I bought my first bottle this summer, organic, cold pressed, and in a dark, glass bottle, but I was less than impressed with it. I thought the taste was strong and it had a very slightly acidic or fermented fragrance. Also the label says to use within 3 months of opening. In your experience does avocado oil have a strong or funny smell and do you strive to use it up especially quickly? That recommendation was particularly confusing to me since most good fats are shelf stable for so long. Thanks for your thoughts!
Lindsey Dietz says
That sounds very strange. My avocado oil does not have a fragrance at all. I guess it’s always possible that you came across a bad or old bottle. I don’t strive to use my avocado oil quickly, and I’d say that one bottle lasts me an average of two months. If stored away from light and heat in a dark bottle, the oil should last a very long time. The bottle I bought a few weeks ago has a 2016 expiration date, if that tells you anything. I hope you’ll try again!
That was my first and only experience with avocado oil as well. It had a strong and bitter flavor. I ended up throwing out the mayo I made with it. I’m guessing that we just happened to get rancid bottles.

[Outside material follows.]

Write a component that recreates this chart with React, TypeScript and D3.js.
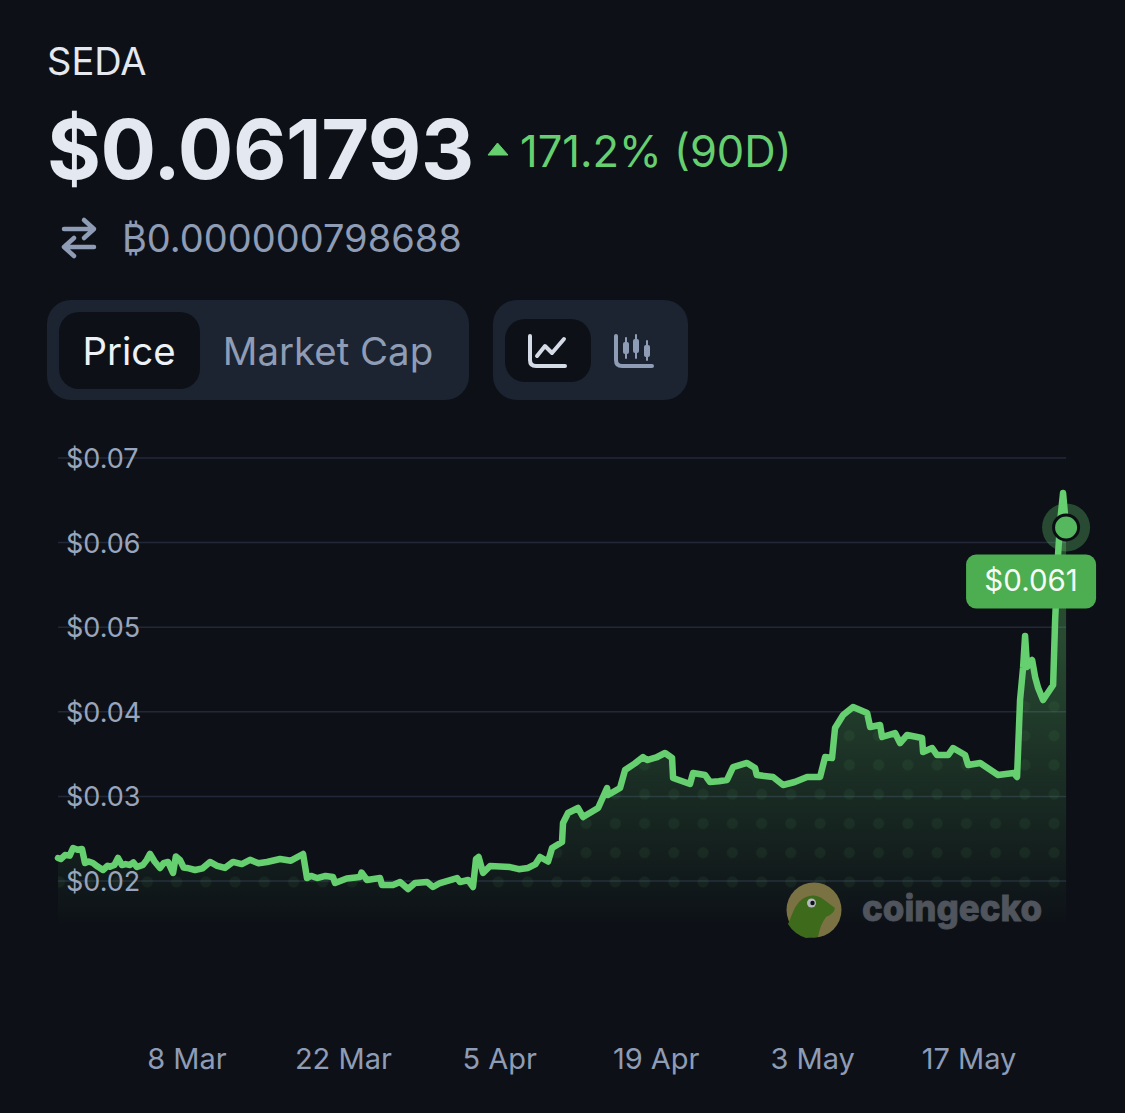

I’m going to try it again, it sounds wonderful!
I love, love, LOVE avocado oil! I make mayo with it a liter at a time. I think it’s a better tasting mayo than any other oil I have ever used, including vegetable oils. I get mine at Costco too but our store carries a different brand (we are west coast). It’s called Ahuacatlan. I’ve tried several other brands but this is my favorite. I had trouble with a brand called Amore Vita. Every time I made mayo with it, after a few days the mayo would start breaking. I’m still baffled at what it was about that brand that would cause that but I probably made 6 or 8 batches with it (had bought a case from our co-op) and every one did the same thing. It would come together just fine but wouldn’t stay. I didn’t have that problem with any other brand. This is the brand our Costco carries. It’s definitely cheaper at Costco! http://www.amazon.com/Ahuacatlan-Avocado-Oil-pack-33-8/dp/B0039UIZFA/ref=sr_1_51?ie=UTF8&qid=1423376021&sr=8-51&keywords=avocado+oil
I completely believe in the wonderful healing properties of avocado oil. My son had eczema on his face due to severe food allergies and once we started using this oil his face cleared up almost immediately. Great stuff!
Rachel B says
It makes a great mayo-I use raw honey in it as well and we LOVE IT. I use the same brand you do and get it @ BJ’s.
I just made some hand/body lotion out of avocado oil, looking for it to nourish my dry skin!
Lindsey Dietz says
That’s wonderful, Carol! You’ll have to let us know how you like it!
We use this oil but sparingly due to the high Omega 6 to Omega 3 ratio.
Please tell me why you recommend “grapeseed oil” in one of your mayo recipes (with the Avocado oil)? – it is not a good oil.
Somebody I know has a hand oil press and talking about pumpkin and sunflower oil they might try making? Is that healthier or is it not a healthy fat? Thanks so much!